The market for hotel rooms keeps getting better for hotel operators. Revenue per available room (revPAR), a key indicator of the health of the business, has risen for 94 months in a row, according to STR. It’s very unusual for average revPAR to rise for this many months in a row—nearly eight years—without interruption.

“It is a common belief that revPAR cycles last seven years,” says Freitag.

Lenders worry that by the time a new hotel development is completed, the demand for hotel rooms might fall. “That makes investors skittish and it makes banks and lenders less willing to support new hotel projects,” says Freitag.

Developers are likely to open 60,000 new hotel rooms in the U.S. in 2018. But in 2019, developers are only likely to open 45,000 to 50,000 rooms. “Assuming that all of those rooms deliver on time, 2018 will probably be the peak year in the real estate cycle for the new construction of hotel room,” says Jeff Myers, managing consultant for CoStar Portfolio Strategy, a third-party advisor.

That peak is not so very high. “On a percentage basis, were are just slightly above the normal level of new construction,” says Myers. “New construction of hotels has not been going gangbusters.”

Now the number of new hotel rooms under construction has started to shrink. Not only are banks less willing to lend to hotel properties, hotel developers have to struggle to find land where they can build new properties. Workers can also be difficult to find, which adds to the cost of construction.

The difficulty of building new hotel rooms is likely to help make the good times last even longer for the hotel business.
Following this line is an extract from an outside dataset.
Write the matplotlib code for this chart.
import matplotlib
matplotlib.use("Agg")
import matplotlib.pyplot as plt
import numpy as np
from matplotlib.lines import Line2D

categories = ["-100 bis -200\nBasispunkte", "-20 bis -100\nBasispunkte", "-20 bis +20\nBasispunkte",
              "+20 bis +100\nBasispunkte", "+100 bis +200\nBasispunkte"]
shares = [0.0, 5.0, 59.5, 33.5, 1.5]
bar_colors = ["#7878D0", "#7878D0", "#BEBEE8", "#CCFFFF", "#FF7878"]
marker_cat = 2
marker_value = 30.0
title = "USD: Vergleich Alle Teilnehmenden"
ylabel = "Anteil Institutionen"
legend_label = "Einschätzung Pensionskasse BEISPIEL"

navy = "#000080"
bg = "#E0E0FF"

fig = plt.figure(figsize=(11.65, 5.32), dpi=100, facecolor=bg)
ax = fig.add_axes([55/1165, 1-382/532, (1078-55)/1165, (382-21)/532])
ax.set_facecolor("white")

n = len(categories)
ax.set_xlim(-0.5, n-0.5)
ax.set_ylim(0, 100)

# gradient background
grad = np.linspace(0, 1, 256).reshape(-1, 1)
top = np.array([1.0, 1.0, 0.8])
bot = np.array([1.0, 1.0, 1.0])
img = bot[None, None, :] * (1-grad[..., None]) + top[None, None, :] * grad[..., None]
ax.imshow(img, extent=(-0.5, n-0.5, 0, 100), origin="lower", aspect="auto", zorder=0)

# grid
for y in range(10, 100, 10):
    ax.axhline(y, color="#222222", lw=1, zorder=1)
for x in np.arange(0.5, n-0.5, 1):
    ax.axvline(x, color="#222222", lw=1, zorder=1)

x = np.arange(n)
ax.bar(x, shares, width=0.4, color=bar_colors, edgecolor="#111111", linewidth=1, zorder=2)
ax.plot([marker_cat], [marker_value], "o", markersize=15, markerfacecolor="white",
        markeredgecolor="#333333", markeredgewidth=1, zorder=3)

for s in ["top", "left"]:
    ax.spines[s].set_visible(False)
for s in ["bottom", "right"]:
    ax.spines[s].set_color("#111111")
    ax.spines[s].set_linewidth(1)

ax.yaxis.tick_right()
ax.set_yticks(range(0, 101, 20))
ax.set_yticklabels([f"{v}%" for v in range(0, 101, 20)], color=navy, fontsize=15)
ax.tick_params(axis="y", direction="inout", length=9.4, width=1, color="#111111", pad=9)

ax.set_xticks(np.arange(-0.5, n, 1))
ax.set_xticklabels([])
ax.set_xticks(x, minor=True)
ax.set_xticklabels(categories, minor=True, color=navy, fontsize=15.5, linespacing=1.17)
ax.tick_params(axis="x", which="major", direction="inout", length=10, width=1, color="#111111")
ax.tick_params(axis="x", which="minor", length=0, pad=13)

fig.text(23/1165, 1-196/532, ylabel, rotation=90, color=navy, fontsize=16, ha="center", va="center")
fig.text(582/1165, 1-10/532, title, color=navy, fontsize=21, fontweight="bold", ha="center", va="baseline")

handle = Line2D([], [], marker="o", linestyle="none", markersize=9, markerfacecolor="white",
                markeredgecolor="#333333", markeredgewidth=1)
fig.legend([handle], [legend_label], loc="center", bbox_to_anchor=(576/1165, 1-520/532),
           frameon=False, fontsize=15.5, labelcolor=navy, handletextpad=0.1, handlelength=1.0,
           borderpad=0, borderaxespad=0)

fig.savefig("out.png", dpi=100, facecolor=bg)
The worry that lenders have that developers will build too many hotel rooms is wiped away if those developers can’t borrow the money that they need to build. “This has all sorts of positive implications for the industry overall,” says Freitag.

The occupancy rate for hotel rooms in the U.S. seemed to peak and had begin to fall slightly in 2017. However, as developers have started construction on fewer new hotel rooms, occupancy rates are expected to rise again on average in 2018, according to STR. 

The only real risks to the successful operation of hotels appear to be dangers from the outside, for example, a shock to the broader U.S. economy that could hurt the demand for hotel rooms. “The 2001 and 2008 shocks to the hotel industry came from the outside,” says Freitag.

So far, the only hotel markets in 2018 that face serious challenges are absorbing hotel rooms built to respond to a short-term change in the local economy.

In Minneapolis, hotel developers recently increased the inventory of hotel rooms by 3.5 percent to accommodate the Super Bowl. Now that the Super Bowl is over, hotel operators are struggling slightly to keep these rooms full. RevPAR has dropped 3.6 percent in the last year. Philadelphia saw a similar boom in hotel construction for the 2016 Democratic Presidential Convention, and a similar decline in revPAR after the convention was done.

In San Francisco, revPAR dropped 2.4 percent after the city’s main convention center, the Moscone Center, closed for a part of 2017. All of these effects, however, are short-term problems.